Düğümlere Üfleyen Kadınlar çok hoş bir kitap. İlginç bulduğum noktaları sıralayacak olursam:
? Bu kitap, yazarın ilk kitabı Muz Sesleri’nden farklı. Daha uzun ama daha kolay bir dili var. Anlatımı ve olaylar örgüsü daha net ve akıcı. Biraz uzadığı ise söylenebilir.
? Hikaye Tunus’ta başlıyor, devrimde olduğu gibi, ama yine Tunus’ta bitiyor.
? Yazarın ortak noktası ve belli ki yarası, Filistin. Beyrut’a dokunmadan edemiyor. Ha bir de Filipinli kadın mülteciler yine var. Yazılarında olduğu gibi Ece Hanım, mülteciliğin yaralayıcılığını vurguluyor.

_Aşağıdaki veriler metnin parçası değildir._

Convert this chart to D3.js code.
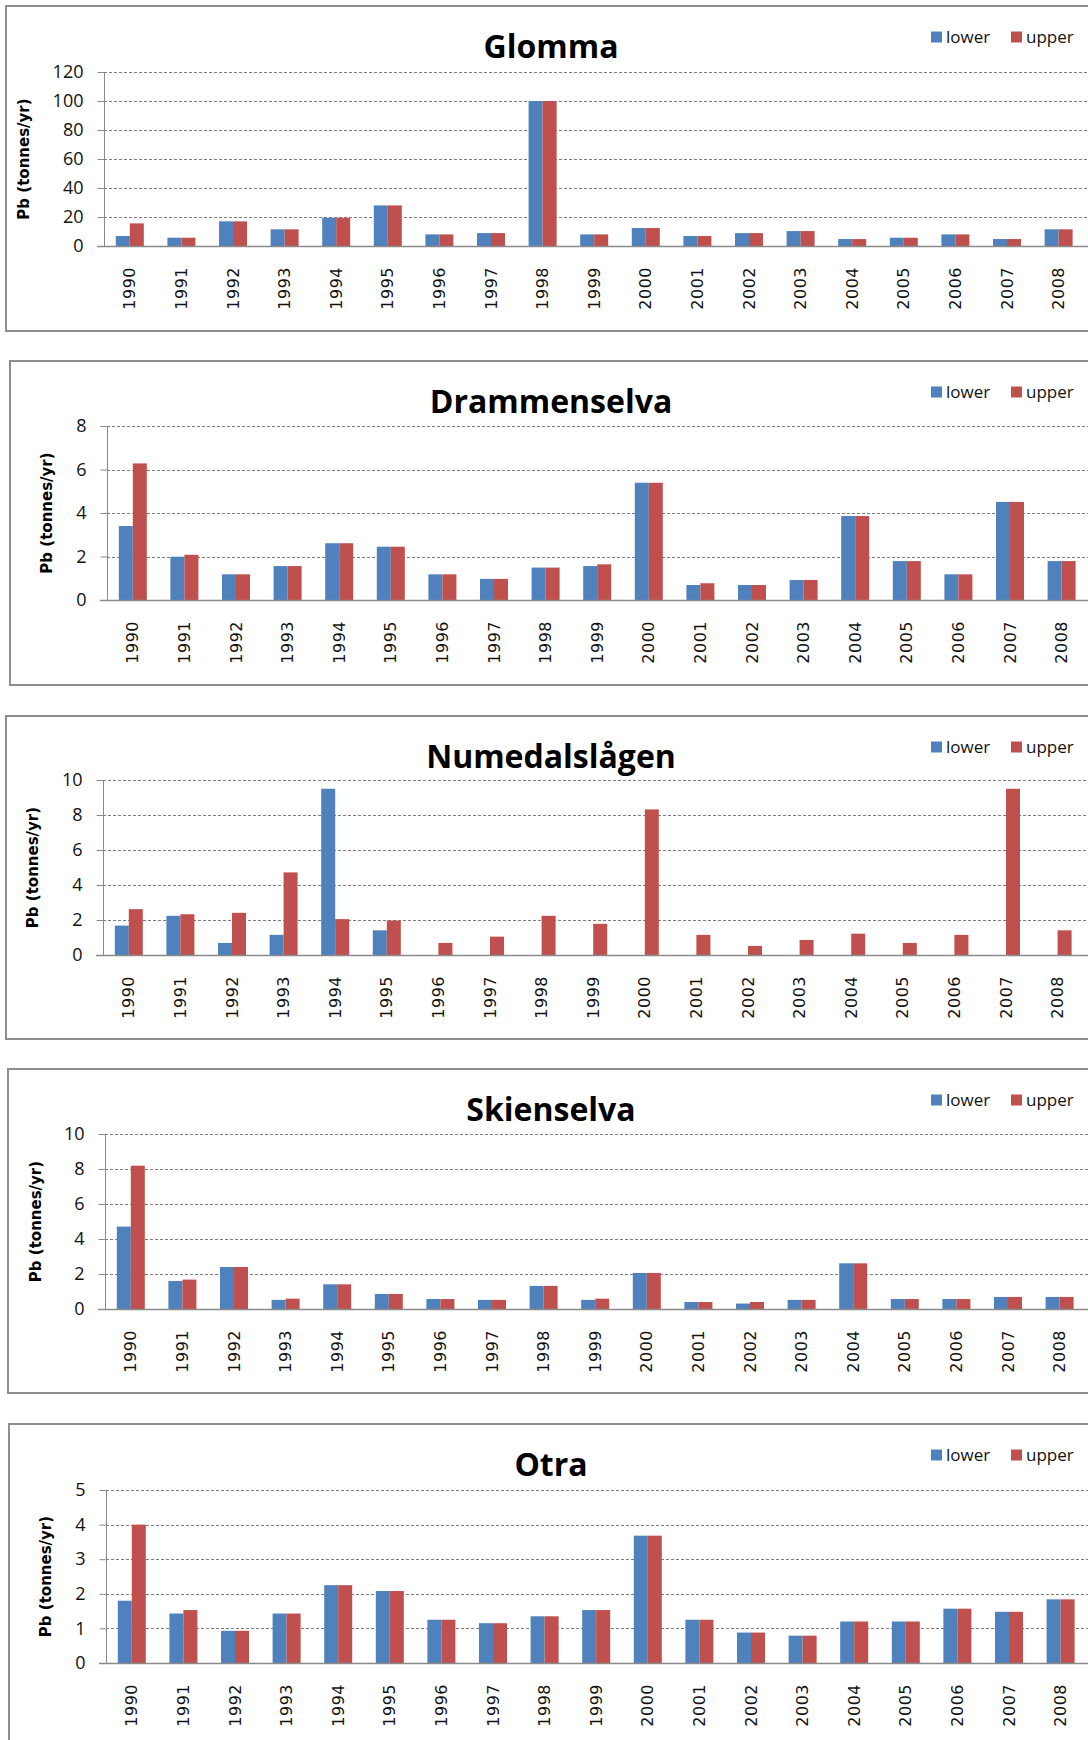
<!DOCTYPE html>
<html>
<head>
<meta charset="utf-8">
<script src="https://cdn.jsdelivr.net/npm/d3@7/dist/d3.min.js"></script>
<style>
  body { margin: 0; background: #fff; }
  svg { display: block; }
</style>
</head>
<body>
<svg id="chart" width="1088" height="1740"></svg>
<script>
// ---- data: annual lead (Pb) loads, tonnes/yr, lower and upper estimates ----
const years = ["1990","1991","1992","1993","1994","1995","1996","1997","1998","1999",
               "2000","2001","2002","2003","2004","2005","2006","2007","2008"];
const seriesNames = ["lower", "upper"];
const seriesColors = ["#4F81BD", "#C0504D"];

const rivers = ["Glomma", "Drammenselva", "Numedalslågen", "Skienselva", "Otra"];

const glommaLower = [6.9, 5.7, 17.0, 11.5, 19.5, 28.0, 8.0, 8.9, 100, 8.0, 12.4, 6.9, 8.9, 10.3, 4.8, 5.7, 8.0, 4.8, 11.5];
const glommaUpper = [15.6, 5.7, 17.0, 11.5, 19.5, 28.0, 8.0, 8.9, 100, 8.0, 12.4, 6.9, 8.9, 10.3, 4.8, 5.7, 8.0, 4.8, 11.5];

const drammenLower = [3.40, 1.99, 1.18, 1.56, 2.61, 2.45, 1.18, 0.97, 1.49, 1.56, 5.39, 0.69, 0.69, 0.92, 3.86, 1.79, 1.18, 4.51, 1.79];
const drammenUpper = [6.28, 2.08, 1.18, 1.56, 2.61, 2.45, 1.18, 0.97, 1.49, 1.64, 5.39, 0.77, 0.69, 0.92, 3.86, 1.79, 1.18, 4.51, 1.79];

const numedalLower = [1.68, 2.24, 0.69, 1.15, 9.50, 1.41, 0, 0, 0, 0, 0, 0, 0, 0, 0, 0, 0, 0, 0];
const numedalUpper = [2.62, 2.33, 2.41, 4.72, 2.05, 1.97, 0.69, 1.05, 2.24, 1.78, 8.32, 1.15, 0.52, 0.86, 1.22, 0.69, 1.15, 9.50, 1.41];

const skienLower = [4.71, 1.60, 2.40, 0.52, 1.41, 0.86, 0.57, 0.52, 1.32, 0.52, 2.06, 0.40, 0.31, 0.52, 2.61, 0.57, 0.57, 0.69, 0.69];
const skienUpper = [8.19, 1.68, 2.40, 0.59, 1.41, 0.86, 0.57, 0.52, 1.32, 0.59, 2.06, 0.40, 0.40, 0.52, 2.61, 0.57, 0.57, 0.69, 0.69];

const otraLower = [1.80, 1.43, 0.93, 1.43, 2.25, 2.08, 1.25, 1.15, 1.35, 1.53, 3.68, 1.25, 0.88, 0.79, 1.20, 1.20, 1.57, 1.48, 1.84];
const otraUpper = [4.00, 1.53, 0.93, 1.43, 2.25, 2.08, 1.25, 1.15, 1.35, 1.53, 3.68, 1.25, 0.88, 0.79, 1.20, 1.20, 1.57, 1.48, 1.84];

const axisMax  = [120, 8, 10, 10, 5];
const axisStep = [20, 2, 2, 2, 1];
const yAxisTitle = "Pb (tonnes/yr)";

const panelData = [
  [glommaLower, glommaUpper],
  [drammenLower, drammenUpper],
  [numedalLower, numedalUpper],
  [skienLower, skienUpper],
  [otraLower, otraUpper]
];

// ---- layout of the five stacked panels ----
const layout = [
  { bx: 6,  by: 6,    bh: 325, ax: 104, top: 72,   zero: 246,  tx: 24 },
  { bx: 10, by: 361,  bh: 324, ax: 107, top: 426,  zero: 600,  tx: 47 },
  { bx: 6,  by: 716,  bh: 323, ax: 103, top: 780,  zero: 955,  tx: 33 },
  { bx: 8,  by: 1069, bh: 324, ax: 105, top: 1134, zero: 1309, tx: 36 },
  { bx: 9,  by: 1424, bh: 340, ax: 106, top: 1490, zero: 1663, tx: 46 }
];
const slot = 51.6;
const groupWidth = 28;
const uiFont = "'Open Sans', 'Noto Sans', sans-serif";
const yearFont = "'DejaVu Sans', Verdana, sans-serif";

const svg = d3.select("#chart");

rivers.forEach((name, i) => {
  const L = layout[i];
  const g = svg.append("g").attr("class", "panel");

  // panel frame
  g.append("rect")
    .attr("x", L.bx).attr("y", L.by)
    .attr("width", 1120 - L.bx).attr("height", L.bh)
    .attr("fill", "#fff")
    .attr("stroke", "#8e8e8e").attr("stroke-width", 2);

  const x = d3.scaleBand()
    .domain(years)
    .range([L.ax, L.ax + slot * years.length])
    .paddingInner(1 - groupWidth / slot)
    .paddingOuter((1 - groupWidth / slot) / 2);
  const xs = d3.scaleBand().domain(seriesNames).range([0, x.bandwidth()]);
  const y = d3.scaleLinear().domain([0, axisMax[i]]).range([L.zero, L.top]);
  const ticks = d3.range(0, axisMax[i] + axisStep[i] / 2, axisStep[i]);

  // dashed horizontal gridlines
  g.append("g").selectAll("line")
    .data(ticks.filter(t => t > 0))
    .join("line")
    .attr("x1", L.ax).attr("x2", 1088)
    .attr("y1", d => Math.round(y(d)) + 0.5).attr("y2", d => Math.round(y(d)) + 0.5)
    .attr("stroke", "#7c7c7c").attr("stroke-width", 1)
    .attr("stroke-dasharray", "3,2");

  // bars
  const rows = years.map((yr, k) => ({ yr, vals: seriesNames.map((s, j) => ({ s, j, v: panelData[i][j][k] })) }));
  g.append("g").selectAll("g")
    .data(rows)
    .join("g")
    .attr("transform", d => `translate(${x(d.yr)},0)`)
    .selectAll("rect")
    .data(d => d.vals.filter(o => o.v > 0))
    .join("rect")
    .attr("x", o => xs(o.s))
    .attr("width", xs.bandwidth())
    .attr("y", o => y(o.v))
    .attr("height", o => y(0) - y(o.v))
    .attr("fill", o => seriesColors[o.j]);

  // value axis
  const yAxis = d3.axisLeft(y).tickValues(ticks).tickSize(7).tickPadding(14).tickFormat(d3.format("d"));
  const ya = g.append("g").attr("transform", `translate(${L.ax + 0.5},0)`).call(yAxis);
  ya.select(".domain").attr("stroke", "#8a8a8a").attr("d", `M0,${y(axisMax[i])}V${y(0)}`);
  ya.selectAll(".tick line").attr("stroke", "#8a8a8a");
  ya.selectAll(".tick text")
    .attr("font-family", uiFont).attr("font-size", 18).attr("fill", "#111");

  // category axis
  g.append("line")
    .attr("x1", L.ax - 7).attr("x2", 1088)
    .attr("y1", L.zero + 0.5).attr("y2", L.zero + 0.5)
    .attr("stroke", "#8a8a8a").attr("stroke-width", 1.5);

  g.append("g").selectAll("text")
    .data(years)
    .join("text")
    .attr("transform", d => `translate(${x(d) + x.bandwidth() / 2 + 5.5},${L.zero + 21}) rotate(-90)`)
    .attr("text-anchor", "end")
    .attr("font-family", yearFont).attr("font-size", 16).attr("fill", "#111")
    .attr("letter-spacing", 0.5)
    .text(d => d);

  // value axis title
  g.append("text")
    .attr("transform", `translate(${L.tx + 5},${(L.top + L.zero) / 2}) rotate(-90)`)
    .attr("text-anchor", "middle")
    .attr("font-family", yearFont).attr("font-weight", "bold").attr("font-size", 15)
    .attr("fill", "#000")
    .text(yAxisTitle);

  // chart title
  g.append("text")
    .attr("x", 551).attr("y", L.by + 52)
    .attr("text-anchor", "middle")
    .attr("font-family", uiFont).attr("font-weight", "bold").attr("font-size", 32)
    .attr("fill", "#000")
    .text(name);

  // legend
  const lg = g.append("g").attr("transform", `translate(931,${L.by + 31})`);
  seriesNames.forEach((s, j) => {
    const item = lg.append("g").attr("transform", `translate(${j * 80},0)`);
    item.append("rect").attr("x", 0).attr("y", -5.5).attr("width", 11).attr("height", 11)
      .attr("fill", seriesColors[j]);
    item.append("text").attr("x", 15).attr("y", 0).attr("dy", "0.35em")
      .attr("font-family", uiFont).attr("font-size", 17).attr("fill", "#111")
      .text(s);
  });
});
</script>
</body>
</html>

? Bu kitapta zaten hep kadın karakterler var. Ama mesajlar hep erkeklere yapılıyor. Vurucu, çarpıcı mesajlar.
? Aslında hikayede tek bir kadın var; bu kadının ise üç parçası var: Amira (şehvet-duygusallık), Maryam (akıl-erkeklik) ve Madam Lilla (Bu karakterin de üç ismi var: Madam, Esma ya da Samira. Onun karakterinde tüm olması gerekenler var.) Tüm kadınlarımızın isimlerinde “a” ve “m” harfleri mevcut ilginç bir şekilde. Onları bir araya getiren ya da bir kadını üçe bölen, anlatıcı karakter bir Türk kadın gazeteci. İsmini bilmiyoruz muhtemelen Ece hanımın kendisi.
? Teknik olarak da hoş olan kitabın bitişi de enteresan. Son bölüm hikâyenin gerçekte bittiği ya da bitmesi gerektiği gibi bitmiyor; son bölüm yazarımızın iyimser kurgusuyla bitiyor. En çok hoşuma giden noktası da bu oldu kitabın. Kötü adam Anwar öldürülmek isteniyor kadınlarımız tarafından. Ama son bölümde yazarımız kıyamıyor ve öldürmüyor adamı. Ama aslında ölüyor. Kadınlar kazanıyor.
? Yine erkekleri temsilen konuşturulan, o da sadece mektupla, erkeğin ismi Muhammet. Burada da mesajlar var. En iyisi ise;
“Amira, bize kadınları nasıl seveceğimizi anlatan bir kitap lazım. Yoksa hep böyle şapşal ve kavruk kalacağız. Bize kadınların nefesini genişletecek, o nefesin rüzgârına yelken açmamızı öğretecek bir kitap lazım. Yoksa biz ne kadar sevilsek de tamir olmayız.”